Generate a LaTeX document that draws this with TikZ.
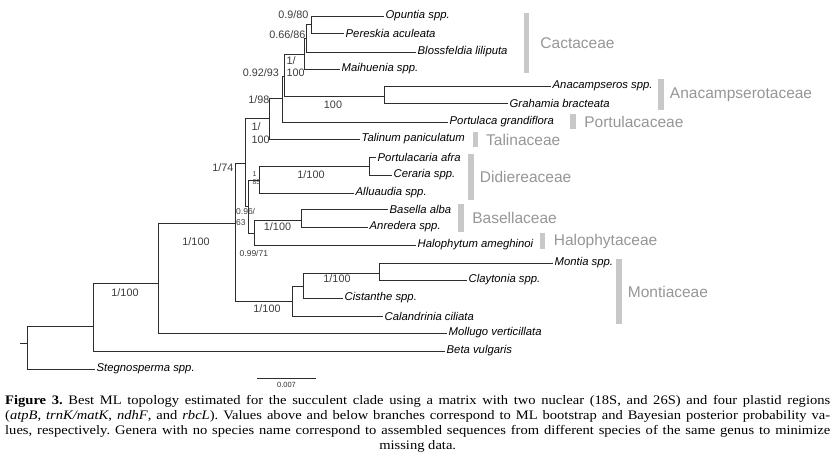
\documentclass[tikz,border=0pt]{standalone}
\usepackage{fontspec}
\setmainfont{Liberation Serif}[FakeStretch=1.12]
\newfontfamily\arialfont{Liberation Sans}
\usepackage{tikz}
\usetikzlibrary{positioning}
\definecolor{branchgray}{RGB}{45,45,45}
\definecolor{supportgray}{RGB}{60,60,60}
\definecolor{familygray}{RGB}{150,150,150}
\definecolor{bargray}{RGB}{200,200,200}
\frenchspacing

\begin{document}
\begin{tikzpicture}[
  x=1pt, y=-1pt,
  branch/.style={draw=branchgray, line width=0.9pt},
  taxon/.style={anchor=west, inner sep=1.5pt, font=\arialfont\itshape\fontsize{11.3}{13}\selectfont},
  support/.style={inner sep=0pt, text=supportgray, font=\arialfont\fontsize{10.8}{12.5}\selectfont, align=left},
  small_support/.style={support, font=\arialfont\fontsize{8.5}{11}\selectfont},
  tiny_support/.style={support, font=\arialfont\fontsize{7}{8}\selectfont},
  famBar/.style={fill=bargray, minimum width=5.5pt, inner sep=0pt},
  family/.style={inner sep=0pt, text=familygray, font=\arialfont\fontsize{15.5}{18}\selectfont},
  caption_style/.style={anchor=base west, inner sep=0pt, text width=825pt, align=justify, font=\fontsize{13}{15}\selectfont}
]
\useasboundingbox (0,0) rectangle (835,475);

% Internal nodes
\coordinate (stub) at (20,343);
\coordinate (r) at (27,343);
\coordinate (n1) at (93,326);
\coordinate (n2) at (158,283);
\coordinate (n3) at (235,223);
\coordinate (n4) at (245.5,163);
\coordinate (n5) at (269,118);
\coordinate (n7) at (282,98);
\coordinate (n8) at (284,76);
\coordinate (cac) at (304,54);
\coordinate (cac2) at (306,38);
\coordinate (cac3) at (311,24.5);
\coordinate (ana) at (384,96);
\coordinate (n6) at (248.7,206);
\coordinate (did) at (259.7,180);
\coordinate (did2) at (369.3,166.7);
\coordinate (bh) at (254,233);
\coordinate (bas) at (301,220);
\coordinate (m1) at (292,301);
\coordinate (m2) at (303.5,286);
\coordinate (m3) at (379,273);

% Tips
\node[taxon] (opu) at (384,16) {Opuntia spp.};
\node[taxon] (per) at (344,33) {Pereskia aculeata};
\node[taxon] (blo) at (416,52) {Blossfeldia liliputa};
\node[taxon] (mai) at (340,69) {Maihuenia spp.};
\node[taxon] (anc) at (551,86) {Anacampseros spp.};
\node[taxon] (gra) at (508,103) {Grahamia bracteata};
\node[taxon] (por) at (448,122) {Portulaca grandiflora};
\node[taxon] (tal) at (360,139) {Talinum paniculatum};
\node[taxon] (pca) at (376,157) {Portulacaria afra};
\node[taxon] (cer) at (392,175) {Ceraria spp.};
\node[taxon] (all) at (354,193) {Alluaudia spp.};
\node[taxon] (bsa) at (388,209) {Basella alba};
\node[taxon] (anr) at (368,227) {Anredera spp.};
\node[taxon] (hal) at (416,245) {Halophytum ameghinoi};
\node[taxon] (mon) at (553,263) {Montia spp.};
\node[taxon] (cla) at (467,280) {Claytonia spp.};
\node[taxon] (cis) at (343,298) {Cistanthe spp.};
\node[taxon] (cal) at (383,316) {Calandrinia ciliata};
\node[taxon] (mol) at (447,333) {Mollugo verticillata};
\node[taxon] (bet) at (445,351) {Beta vulgaris};
\node[taxon] (ste) at (95,369) {Stegnosperma spp.};

% Backbone
\draw[branch] (stub) -- (r);
\draw[branch] (r) |- (n1) (r) |- (ste.west);
\draw[branch] (n1) |- (n2) (n1) |- (bet.west);
\draw[branch] (n2) |- (n3) (n2) |- (mol.west);
\draw[branch] (n3) |- (n4) (n3) |- (m1);
\draw[branch] (n4) |- (n5) (n4) |- (n6);
\draw[branch] (n5) |- (n7) (n5) |- (tal.west);
\draw[branch] (n7) |- (n8) (n7) |- (por.west);
\draw[branch] (n8) |- (cac) (n8) |- (ana);

% Cactaceae and Anacampserotaceae
\draw[branch] (cac) |- (cac2) (cac) |- (mai.west);
\draw[branch] (cac2) |- (cac3) (cac2) |- (blo.west);
\draw[branch] (cac3) |- (opu.west) (cac3) |- (per.west);
\draw[branch] (ana) |- (anc.west) (ana) |- (gra.west);

% Didiereaceae, Basellaceae, Halophytum
\draw[branch] (n6) |- (did) (n6) |- (bh);
\draw[branch] (did) |- (did2) (did) |- (all.west);
\draw[branch] (did2) |- (pca.west) (did2) |- (cer.west);
\draw[branch] (bh) |- (bas) (bh) |- (hal.west);
\draw[branch] (bas) |- (bsa.west) (bas) |- (anr.west);

% Montiaceae
\draw[branch] (m1) |- (m2) (m1) |- (cal.west);
\draw[branch] (m2) |- (m3) (m2) |- (cis.west);
\draw[branch] (m3) |- (mon.west) (m3) |- (cla.west);

% Support values
\node[support, anchor=east] (s_cac3) at (308.5,15) {0.9/80};
\node[support, anchor=east] (s_cac2) at (305.5,35) {0.66/86};
\node[support, anchor=west] (s_cac) at (286.5,66.5) {1/\\100};
\node[support, anchor=east] (s_n8) at (279,72.5) {0.92/93};
\node[support] (s_ana) at (333,105) {100};
\node[support, anchor=east] (s_n7) at (269.5,100) {1/98};
\node[support, anchor=west] (s_n5) at (251.5,133) {1/\\100};
\node[support, anchor=east] (s_n4) at (233.5,168) {1/74};
\node[tiny_support, anchor=west] (s_did) at (252.3,178.5) {1\\85};
\node[support] (s_did2) at (311,175) {1/100};
\node[small_support, anchor=west] (s_n6) at (236,216.5) {0.96/\\63};
\node[support] (s_bas) at (277.5,227) {1/100};
\node[small_support, anchor=west] (s_bh) at (239.5,253) {0.99/71};
\node[support] (s_n3) at (196,242) {1/100};
\node[support] (s_n2) at (125,293) {1/100};
\node[support] (s_m3) at (337,279) {1/100};
\node[support] (s_m1) at (267,309) {1/100};

% Families
\node[famBar, minimum height=60pt] (bar_cac) at (526.3,43.3) {};
\node[family, right=11pt of bar_cac] {Cactaceae};
\node[famBar, minimum height=31pt] (bar_ana) at (660.8,94.5) {};
\node[family, right=6pt of bar_ana] {Anacampserotaceae};
\node[famBar, minimum height=15pt] (bar_por) at (573.2,121.5) {};
\node[family, right=8pt of bar_por] {Portulacaceae};
\node[famBar, minimum height=15pt] (bar_tal) at (475.5,139.5) {};
\node[family, right=7.5pt of bar_tal] {Talinaceae};
\node[famBar, minimum height=46pt] (bar_did) at (470.8,177) {};
\node[family, right=6pt of bar_did] {Didiereaceae};
\node[famBar, minimum height=28pt] (bar_bas) at (461.2,218) {};
\node[family, right=8pt of bar_bas] {Basellaceae};
\node[famBar, minimum height=15.7pt] (bar_hal) at (542.7,241.2) {};
\node[family, right=8pt of bar_hal] {Halophytaceae};
\node[famBar, minimum height=65pt] (bar_mon) at (619.2,291.5) {};
\node[family, right=5.5pt of bar_mon] {Montiaceae};

% Scale bar
\coordinate (sb_left) at (257,378);
\coordinate (sb_right) at (316,378);
\draw[branchgray, line width=0.7pt] (sb_left) -- (sb_right) node[midway, below=4pt, inner sep=0pt, font=\arialfont\fontsize{7.5}{9}\selectfont] (sb_label) {0.007};

% Caption
\node[caption_style] (caption) at (5,404) {{\parfillskip=0pt \textbf{Figure 3.} Best ML topology estimated for the succulent clade using a matrix with two nuclear (18S, and 26S) and four plastid regions\linebreak
(\textit{atpB}, \textit{trnK/matK}, \textit{ndhF}, and \textit{rbcL}). Values above and below branches correspond to ML bootstrap and Bayesian posterior probability va-\linebreak
lues, respectively. Genera with no species name correspond to assembled sequences from different species of the same genus to minimize\par}
{\centering missing data.\par}};

\end{tikzpicture}
\end{document}
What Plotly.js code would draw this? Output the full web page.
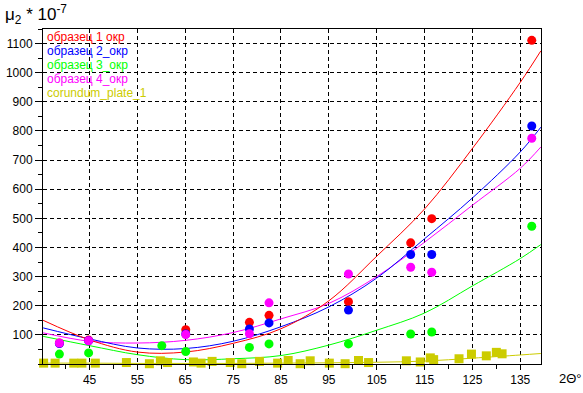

§ **Exercise requirements**: Each line in the listing above either holds the string "with" or does not; state how many do, giving the number only.

§ **Final result**: 3